In [None]:
import os
import numpy as np

import matplotlib.pyplot as plt
import seaborn as sns

import torch
from torch.utils.data import DataLoader
from torchvision.datasets import FashionMNIST
from torchvision import datasets, transforms


import utils as utils

### Download the Fashion MNIST dataset, create a dataloader for it

In [None]:
DATA_DIR = './fashionMNIST/'

# transforms for images
transform=transforms.Compose([transforms.ToTensor()])
# prepare transforms standard to MNIST
mnist_train = FashionMNIST(DATA_DIR, train=True, download=True, transform=transform)
dl = DataLoader(mnist_train, batch_size=64, num_workers=utils.get_num_cpus())

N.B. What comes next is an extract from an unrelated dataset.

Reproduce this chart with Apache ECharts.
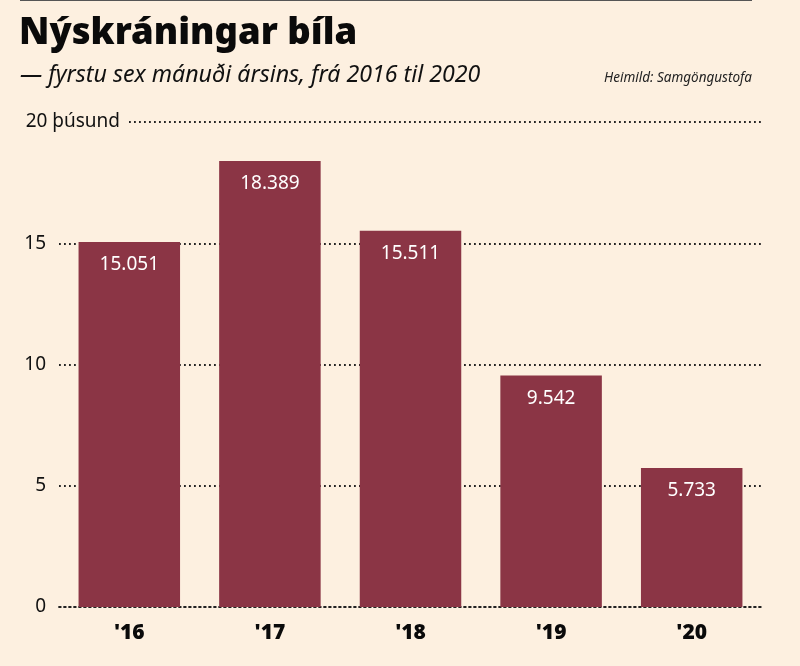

Display the MNIST data on a grid so we can see it.

In [None]:
# Class map from the fashion mnist website https://github.com/zalandoresearch/fashion-mnist
classes = {0: 'T-shirt/top',
           1: 'Trouser',
           2: 'Pullover',
           3: 'Dress',
           4: 'Coat',
           5: 'Sandal',
           6: 'Shirt',
           7: 'Sneaker',
           8: 'Bag',
           9: 'Ankle Boot'}
    
utils.display_grid_data(dl, classes, ncols=8)

Reinitialize the dataloader so we can read all the data, and get the data and labels into numpy arrays.

In [None]:
dl = DataLoader(mnist_train, batch_size=60000, num_workers=utils.get_num_cpus())

In [None]:
mnist_data = None
mnist_labels = None
for batch, lab in dl:
    mnist_data = batch.detach().numpy().squeeze()
    mnist_labels = lab.detach().numpy()
mnist_data = np.reshape(mnist_data, (60000, 28 * 28))

Use umap to create the embedding.  Note that we use all the mnist training data here to create the embedding.  Subsampling the data before this step will cause us to get different results.

In [None]:
import umap
standard_embedding = umap.UMAP(verbose=True).fit_transform(mnist_data)

Plot the embedding in a non interactive plot.

In [None]:
sns.set(style='white', rc={'figure.figsize':(10,8)})
plt.scatter(standard_embedding[:, 0], standard_embedding[:, 1], c=mnist_labels.astype(int), s=0.1, cmap='Spectral');
plt.colorbar(boundaries=np.arange(11)-0.5).set_ticks(np.arange(10))

The plot is pretty busy.  Subsample the data to 10000 points so we can introspect it a little easier.

In [None]:
idx = np.random.choice(standard_embedding.shape[0], 10000, replace=False)
reduced_embedding = standard_embedding[idx, :]
reduced_data = mnist_data[idx, :]
reduced_labels = mnist_labels[idx]

In [None]:
plt.scatter(reduced_embedding[:, 0], reduced_embedding[:, 1], c=reduced_labels.astype(int), s=0.1, cmap='Spectral');
plt.colorbar(boundaries=np.arange(11)-0.5).set_ticks(np.arange(10))

It's a pretty cool plot.  You can really see the separation of the classes in the MNIST dataset.  You can also see that there are some points in the clusters that don't belong.  But you know what would make this plot really rock?  Zoom, pan, and ability to see the images when we hover over a point.  The bokeh library to the rescue.  First, reshape the data back to an image rather than a flat vector.

In [None]:
reduced_data = np.reshape(reduced_data, (10000, 28, 28))

In [None]:
#%load_ext autoreload
%autoreload 2

In [None]:
utils.plot_interactive_embedding(reduced_embedding,
                                 reduced_data,
                                 reduced_labels,
                                 classes,
                                 title='Fashion MNIST UMAP Embedding')  

So this is a lot nicer plot!  You will notice that as you hover your mouse over the points, the example images will pop up.  This allows you to see which cluster is which and it is helpful for analysis.  On the right hand side of the plot are the "tools" that bokeh offers.  You can toggle the tools on and off by clicking them once to enable, then again to disable.  To zoom in using the scroll wheel, click the "Wheel Zoom" tool to enable it.  To pan, enable the panning tool and then left click and drag to move the plot.

Try zooming into one of the clusters and finding an example that doesn't belong.